Let us say Alice puts up 150 ETH as collateral; she gets 100 sETH against her collateral. If she manages to make a series of trades using sETH to earn a profit, regardless of how much profit she makes, she only needs to pay back 100 sETH to unlock her original collateral. The rest of sETH is her profit and SNX stakers’ loss. Because Alice is not taking any risk on her collateral, she will not be eligible for any trading fee generated by synths or inflation rewards. Thus, ETH as collateral increases the earning potential of SNX stakers and risks as well.
Integration with Curve
Curve is arguably the best venue for trading pairs that track the same price (sBTC and WBTC, USDT and DAI, and so on). Due to its peculiar AMM function, unlike Uniswap, Curve does not have pools with assets that track different prices. Curve partnered with Synthetix to facilitate cross-asset swaps. Say trader wants to convert WBTC to DAI using Curve, it works as follows –
- Curve converts WBTC to sBTC
- Swap sBTC to sUSD using Synthetix. SNX stakers are the counterparty here. This is the step where Synthetix captures fee from trades originating on Curve.

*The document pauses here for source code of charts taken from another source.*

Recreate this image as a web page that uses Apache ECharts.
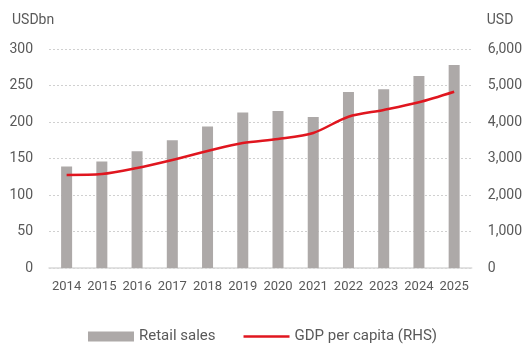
<!DOCTYPE html>
<html>
<head>
<meta charset="utf-8">
<script src="https://cdn.jsdelivr.net/npm/echarts@6/dist/echarts.min.js"></script>
<style>
  html, body { margin: 0; padding: 0; background: #fff; }
  #chart { width: 525px; height: 347px; }
</style>
</head>
<body>
<div id="chart"></div>
<script>
// data
const years = ['2014', '2015', '2016', '2017', '2018', '2019', '2020', '2021', '2022', '2023', '2024', '2025'];
const retailSales = [139, 146, 160, 175, 194, 213, 215, 207, 241, 245, 263, 278];
const gdpPerCapita = [2550, 2575, 2740, 2960, 3205, 3425, 3535, 3700, 4145, 4330, 4540, 4830];

const labelColor = '#595959';
const chart = echarts.init(document.getElementById('chart'));

const option = {
  animation: false,
  textStyle: { fontFamily: 'Roboto, sans-serif' },
  grid: { left: 49, right: 52, top: 49, bottom: 79 },
  legend: {
    bottom: -2,
    left: 'center',
    itemGap: 28,
    itemWidth: 46,
    itemHeight: 10,
    textStyle: { color: labelColor, fontSize: 15 },
    data: [
      { name: 'Retail sales', icon: 'rect' },
      { name: 'GDP per capita (RHS)', icon: 'path://M0,4 L46,4 L46,6.5 L0,6.5 Z' }
    ]
  },
  xAxis: {
    type: 'category',
    data: years,
    axisLine: { lineStyle: { color: '#d9d9d9', width: 1.5 } },
    axisTick: { show: false },
    axisLabel: { color: labelColor, fontSize: 13, margin: 12, interval: 0 }
  },
  yAxis: [
    {
      type: 'value',
      min: 0, max: 300, interval: 50,
      name: 'USDbn',
      nameLocation: 'end',
      nameGap: 22,
      nameTextStyle: { color: labelColor, fontSize: 14, align: 'left', padding: [0, 0, 0, -37] },
      axisLabel: { color: labelColor, fontSize: 14, margin: 16 },
      splitLine: { lineStyle: { color: '#d0d0d0', type: [2, 2] } }
    },
    {
      type: 'value',
      min: 0, max: 6000, interval: 1000,
      name: 'USD',
      nameLocation: 'end',
      nameGap: 22,
      nameTextStyle: { color: labelColor, fontSize: 14, align: 'left', padding: [0, 0, 0, 15] },
      axisLabel: {
        color: labelColor, fontSize: 14, margin: 16,
        formatter: v => v.toLocaleString('en-US')
      },
      splitLine: { show: false }
    }
  ],
  series: [
    {
      name: 'Retail sales',
      type: 'bar',
      data: retailSales,
      barWidth: 11,
      itemStyle: { color: '#ADA9A8' }
    },
    {
      name: 'GDP per capita (RHS)',
      type: 'line',
      yAxisIndex: 1,
      data: gdpPerCapita,
      smooth: 0.3,
      symbol: 'none',
      lineStyle: { color: '#E0161F', width: 2.5 },
      itemStyle: { color: '#E0161F' }
    }
  ]
};

chart.setOption(option);
</script>
</body>
</html>
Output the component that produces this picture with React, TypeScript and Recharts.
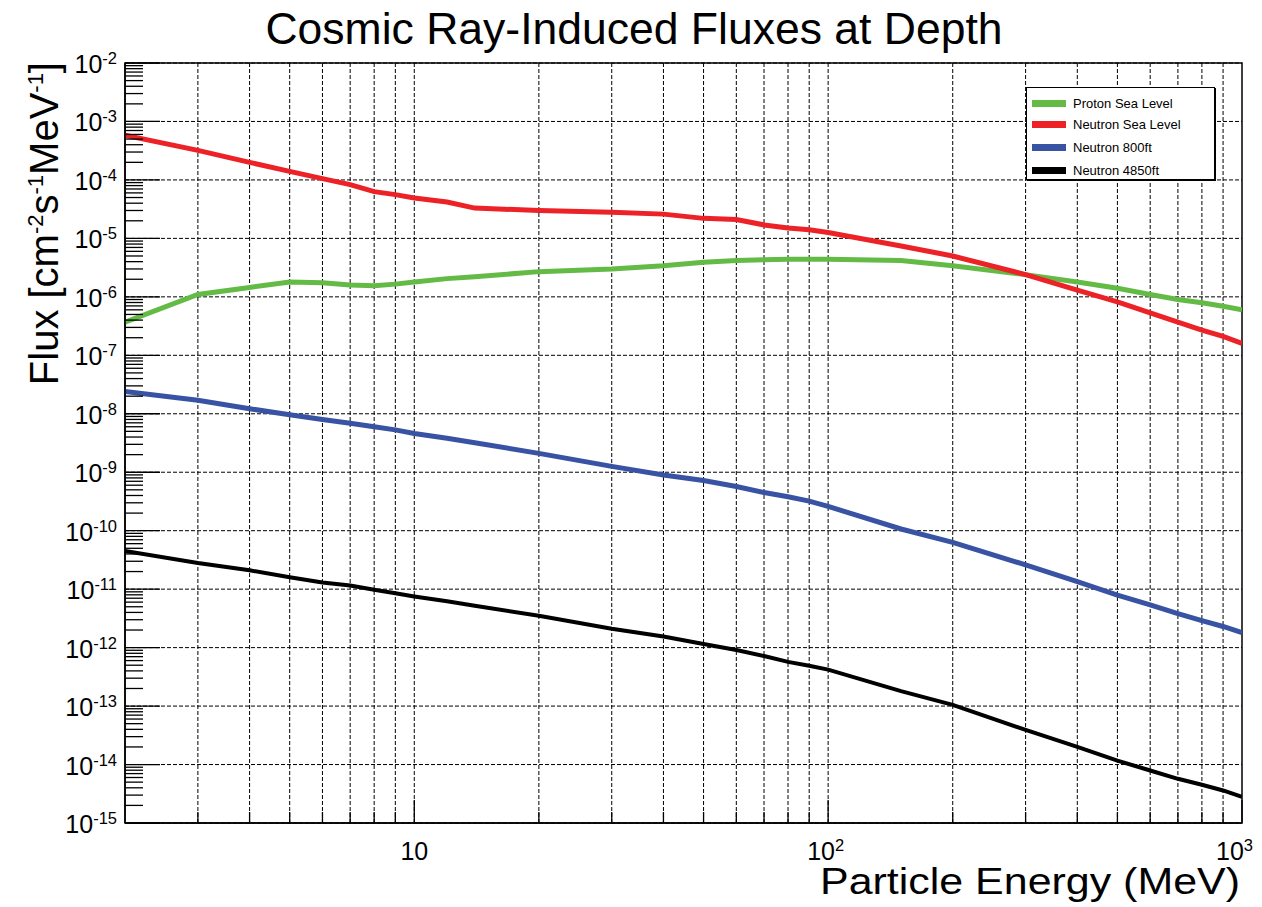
import React from 'react';
import { LineChart, Line, XAxis, YAxis, CartesianGrid, Legend, ReferenceArea } from 'recharts';

// energies in MeV, fluxes in cm^-2 s^-1 MeV^-1
const energy = [2, 3, 4, 5, 6, 7, 8, 9, 10, 12, 14, 20, 30, 40, 50, 60, 70, 80, 90, 100, 150, 200, 300, 400, 500, 600, 700, 800, 900, 1000];
const protonSeaLevel = [3.7e-7, 1.1e-6, 1.45e-6, 1.8e-6, 1.75e-6, 1.6e-6, 1.55e-6, 1.65e-6, 1.8e-6, 2.05e-6, 2.2e-6, 2.7e-6, 3.0e-6, 3.4e-6, 3.9e-6, 4.2e-6, 4.3e-6, 4.4e-6, 4.4e-6, 4.4e-6, 4.2e-6, 3.4e-6, 2.4e-6, 1.8e-6, 1.4e-6, 1.1e-6, 9.0e-7, 7.9e-7, 6.9e-7, 6.0e-7];
const neutronSeaLevel = [5.8e-4, 3.2e-4, 2.0e-4, 1.4e-4, 1.05e-4, 8.3e-5, 6.3e-5, 5.6e-5, 4.9e-5, 4.2e-5, 3.3e-5, 3.0e-5, 2.8e-5, 2.6e-5, 2.2e-5, 2.1e-5, 1.7e-5, 1.5e-5, 1.4e-5, 1.26e-5, 7.4e-6, 5.0e-6, 2.4e-6, 1.3e-6, 8.2e-7, 5.3e-7, 3.7e-7, 2.7e-7, 2.1e-7, 1.6e-7];
const neutron800ft = [2.4e-8, 1.7e-8, 1.22e-8, 9.6e-9, 8.0e-9, 6.9e-9, 6.0e-9, 5.3e-9, 4.6e-9, 3.8e-9, 3.2e-9, 2.1e-9, 1.26e-9, 9.0e-10, 7.2e-10, 5.7e-10, 4.5e-10, 3.8e-10, 3.2e-10, 2.6e-10, 1.07e-10, 6.3e-11, 2.6e-11, 1.35e-11, 7.9e-12, 5.4e-12, 3.8e-12, 2.9e-12, 2.3e-12, 1.8e-12];
const neutron4850ft = [4.5e-11, 2.8e-11, 2.1e-11, 1.6e-11, 1.3e-11, 1.15e-11, 9.8e-12, 8.5e-12, 7.5e-12, 6.2e-12, 5.2e-12, 3.5e-12, 2.1e-12, 1.55e-12, 1.15e-12, 9.1e-13, 7.2e-13, 5.7e-13, 4.9e-13, 4.2e-13, 1.8e-13, 1.05e-13, 3.9e-14, 2.0e-14, 1.17e-14, 7.9e-15, 5.7e-15, 4.5e-15, 3.6e-15, 2.8e-15];

const xTicks = [3, 4, 5, 6, 7, 8, 9, 10, 20, 30, 40, 50, 60, 70, 80, 90, 100, 200, 300, 400, 500, 600, 700, 800, 900, 1000];
const xGrid = xTicks.slice(0, -1);
const yDecades = [1e-15, 1e-14, 1e-13, 1e-12, 1e-11, 1e-10, 1e-9, 1e-8, 1e-7, 1e-6, 1e-5, 1e-4, 1e-3, 1e-2];
const yTicks: number[] = [];
for (let d = -15; d < -2; d++) {
  for (let k = 1; k <= 9; k++) yTicks.push(Number(`${k}e${d}`));
}
yTicks.push(1e-2);

const series = [
  { key: 'proton', name: 'Proton Sea Level', color: '#63bb46', width: 5 },
  { key: 'nSea', name: 'Neutron Sea Level', color: '#ec2227', width: 5 },
  { key: 'n800', name: 'Neutron 800ft', color: '#3953a4', width: 5 },
  { key: 'n4850', name: 'Neutron 4850ft', color: '#000000', width: 4 },
];

const rows = energy.map((e, i) => ({
  energy: e,
  proton: protonSeaLevel[i],
  nSea: neutronSeaLevel[i],
  n800: neutron800ft[i],
  n4850: neutron4850ft[i],
}));

const FONT = '"Liberation Sans", Arial, Helvetica, sans-serif';

const isDecade = (v: number) => Math.abs(Math.log10(v) - Math.round(Math.log10(v))) < 1e-6;

const YTick = (props: any) => {
  const { x, y, payload } = props;
  const v = payload.value;
  const major = isDecade(v);
  return (
    <g>
      <line x1={x} x2={x + (major ? 35 : 18)} y1={y} y2={y} stroke="#000" strokeWidth={1.3} />
      {major && (
        <text x={x - 8} y={y + 10} textAnchor="end" fontFamily={FONT} fontSize={25} fill="#000">
          10<tspan dy={-9} fontSize={16.5}>{Math.round(Math.log10(v))}</tspan>
        </text>
      )}
    </g>
  );
};

const XTick = (props: any) => {
  const { x, y, payload } = props;
  const v = payload.value;
  const major = isDecade(v);
  const exp = Math.round(Math.log10(v));
  const shift = exp === 1 ? 14 : exp === 2 ? 16 : 11;
  return (
    <g>
      <line x1={x} x2={x} y1={y} y2={y - (major ? 23 : 11)} stroke="#000" strokeWidth={1.3} />
      {major && (
        <text x={x + shift} y={y + 37} textAnchor="end" fontFamily={FONT} fontSize={25} fill="#000">
          10{exp > 1 && <tspan dy={-9} fontSize={16.5}>{exp}</tspan>}
        </text>
      )}
    </g>
  );
};

const XTitle = () => (
  <text x={1232} y={886} textAnchor="end" fontFamily={FONT} fontSize={36} textLength={420} lengthAdjust="spacingAndGlyphs" fill="#000">
    Particle Energy (MeV)
  </text>
);

const YTitle = () => (
  <text transform="translate(50,54) rotate(-90)" textAnchor="end" fontFamily={FONT} fontSize={40} fill="#000">
    Flux [cm<tspan dy={-15} fontSize={22}>-2</tspan>
    <tspan dy={15}>s</tspan>
    <tspan dy={-15} fontSize={22}>-1</tspan>
    <tspan dy={15}>MeV</tspan>
    <tspan dy={-15} fontSize={22}>-1</tspan>
    <tspan dy={15}>]</tspan>
  </text>
);

const renderLegend = () => (
  <div
    style={{
      width: 189,
      height: 93,
      border: '1.5px solid #000',
      boxShadow: '1px 1px 0 #000',
      boxSizing: 'border-box',
      background: '#fff',
      position: 'relative',
      fontFamily: FONT,
      fontSize: 13,
      color: '#000',
    }}
  >
    {series.map((s, i) => (
      <div key={s.key} style={{ position: 'absolute', left: 5, top: [15, 36, 59, 82][i] - 8, height: 16, display: 'flex', alignItems: 'center' }}>
        <div style={{ width: 34, height: 7, background: s.color }} />
        <span style={{ marginLeft: 7, whiteSpace: 'nowrap' }}>{s.name}</span>
      </div>
    ))}
  </div>
);

export default function App() {
  return (
    <div style={{ position: 'relative', width: 1254, height: 899 }}>
      <div
        style={{
          position: 'absolute',
          left: 226,
          width: 800,
          top: -1,
          textAlign: 'center',
          fontFamily: FONT,
          fontSize: 44.5,
          lineHeight: 1,
          color: '#000',
        }}
      >
        Cosmic Ray-Induced Fluxes at Depth
      </div>
      <LineChart width={1254} height={899} data={rows} margin={{ top: 55, right: 20, bottom: 24, left: 17 }} style={{ overflow: 'visible' }}>
        <CartesianGrid stroke="#000" strokeDasharray="4 2" strokeWidth={1} horizontalValues={yDecades} verticalValues={xGrid} />
        <XAxis
          dataKey="energy"
          type="number"
          scale="log"
          domain={[2, 1000]}
          allowDataOverflow
          ticks={xTicks}
          interval={0}
          tick={<XTick />}
          tickLine={false}
          tickSize={0}
          tickMargin={0}
          height={60}
          axisLine={{ stroke: '#000', strokeWidth: 1.5 }}
          label={<XTitle />}
        />
        <YAxis
          type="number"
          scale="log"
          domain={[1e-15, 1e-2]}
          allowDataOverflow
          ticks={yTicks}
          interval={0}
          tick={<YTick />}
          tickLine={false}
          tickSize={0}
          tickMargin={0}
          width={100}
          axisLine={{ stroke: '#000', strokeWidth: 1.5 }}
          label={<YTitle />}
        />
        <ReferenceArea x1={2} x2={1000} y1={1e-15} y2={1e-2} fill="none" stroke="#000" strokeWidth={1.5} ifOverflow="visible" />
        <Legend
          layout="vertical"
          align="center"
          verticalAlign="middle"
          content={renderLegend}
          wrapperStyle={{ left: 1018, top: 79, width: 189, height: 93 }}
        />
        {series.map((s) => (
          <Line
            key={s.key}
            type="linear"
            dataKey={s.key}
            name={s.name}
            stroke={s.color}
            strokeWidth={s.width}
            dot={false}
            isAnimationActive={false}
          />
        ))}
      </LineChart>
    </div>
  );
}
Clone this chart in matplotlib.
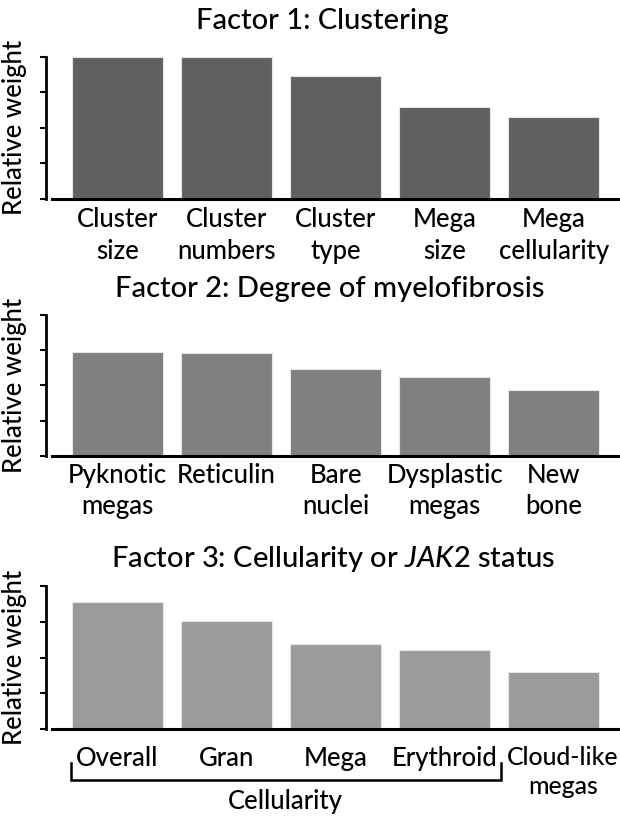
import matplotlib
matplotlib.use("Agg")
import matplotlib.pyplot as plt
from matplotlib.transforms import blended_transform_factory, ScaledTranslation

plt.rcParams['font.family'] = ['Lato', 'DejaVu Sans']
plt.rcParams['font.weight'] = 'medium'
plt.rcParams['mathtext.fontset'] = 'custom'
plt.rcParams['mathtext.rm'] = 'Lato:medium'
plt.rcParams['mathtext.it'] = 'Lato:italic:medium'

titles = ["Factor 1: Clustering",
          "Factor 2: Degree of myelofibrosis",
          "Factor 3: Cellularity or $\\it{JAK2}$ status"]
labels1 = ["Cluster\nsize", "Cluster\nnumbers", "Cluster\ntype", "Mega\nsize", "Mega\ncellularity"]
labels2 = ["Pyknotic\nmegas", "Reticulin", "Bare\nnuclei", "Dysplastic\nmegas", "New\nbone"]
labels3 = ["Overall", "Gran", "Mega", "Erythroid", "Cloud-like\nmegas"]
values1 = [4.0, 4.0, 3.47, 2.60, 2.31]
values2 = [2.96, 2.93, 2.47, 2.23, 1.86]
values3 = [3.56, 3.02, 2.37, 2.20, 1.59]
ylabel = "Relative weight"
bracket_label = "Cellularity"

W, H = 620, 818
fig = plt.figure(figsize=(W/100, H/100), dpi=100)

colors = ["#606060", "#808080", "#9b9b9b"]
boxes = [(56.7, 199.0), (315.0, 455.7), (586.0, 729.0)]
title_xy = [(322, 29), (330, 297), (333, 567)]
label_pad = [6, 5, 12]
left_px = 46
xmin, xmax = -0.655, 4.606
FS = 18.5

axes = []
for i, (vals, labs) in enumerate(zip([values1, values2, values3], [labels1, labels2, labels3])):
    top, bot = boxes[i]
    ax = fig.add_axes([left_px/W, 1 - bot/H, 1 - left_px/W, (bot - top)/H])
    x = list(range(len(vals)))
    ax.bar(x, vals, width=0.833, color=colors[i], edgecolor="#e6e6e6", linewidth=0.8, zorder=2)
    ax.set_xlim(xmin, xmax)
    ax.set_ylim(0, 4)
    ax.set_yticks([0, 1, 2, 3, 4])
    ax.set_yticklabels([])
    ax.set_xticks(x)
    ax.set_xticklabels(labs, fontsize=FS, linespacing=1.31)
    ax.tick_params(axis='x', length=0, pad=label_pad[i])
    ax.tick_params(axis='y', length=4, width=1.5, direction='out')
    for s in ['top', 'right']:
        ax.spines[s].set_visible(False)
    ax.spines['left'].set_linewidth(2)
    ax.spines['bottom'].set_linewidth(2.2)
    ax.spines['bottom'].set_bounds(xmin + 6/109.1, xmax)
    ax.patch.set_alpha(0)
    tx, ty = title_xy[i]
    fig.text(tx/W, 1 - ty/H, titles[i], ha='center', va='baseline', fontsize=21)
    fig.text(15/W, 1 - (top + bot)/2/H, ylabel, rotation=90, ha='center', va='center', fontsize=FS)
    axes.append(ax)

# last label of panel 3 sits a little to the right of its bar
ax3 = axes[2]
lab = ax3.get_xticklabels()[-1]
lab.set_fontsize(17.8)
lab.set_transform(lab.get_transform() + ScaledTranslation(9/100, 0, fig.dpi_scale_trans))

# bracket under panel 3
tr = blended_transform_factory(ax3.transData, fig.transFigure)
yb = 1 - 779.5/H
yt = 1 - 763/H
bx0, bx1 = -0.43, 3.515
ax3.plot([bx0, bx0, bx1, bx1], [yt, yb, yb, yt], transform=tr, color='black', lw=1.8,
         clip_on=False, solid_joinstyle='miter')
fig.text(((bx0 + bx1)/2*109.1 + 117.5)/W, 1 - 809/H, bracket_label, ha='center', va='baseline', fontsize=FS)

fig.savefig("out.png", dpi=100)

- Swap sUSD to DAI on Curve
The second step occurs at ~0 slippage, as Synthetix works on a price oracle instead of an AMM curve like many DEXes. To see the impact Synthetix has on this, we tried to see the effect of selling 100 WBTC for DAI across three different DEXes – Sushiswap, Uniswap, and Curve. When we attempted this trade (May 1, 2021), the impact seen on Curve was the least. While bitcoin was trading around USD 56,700 on centralised exchanges, the offer on Curve for selling 100 WBTC was USD 55,928 versus USD 53,870 on Sushiswap and USD 50,910 on Uniswap. The price offered on Curve is only possible because of Synthetix. Since its launch in January 2021, Curve cross-asset swaps already suggest that high volume swaps already go through synthetix. The biggest single trade was a USD 20mn swap so far.
Figure 2: Price impact of selling 100 BTC on different DEXes
Sources of trading fee
Apart from Curve, the other sources of the trading fee are Synthetix Exchange, Kwenta, dHedge, 1inch, etc. We expect Synthetix will expand its integrations further and onboard more traders to drive the volume.
So far, the distribution of total synth volume looks as follows.
Fig 3 – Breakdown of the total synth volume by trading venues
There is little to compare Synthetix with other protocols as it has a much broader scope and total addressable market compared to the rest of the decentralised exchanges.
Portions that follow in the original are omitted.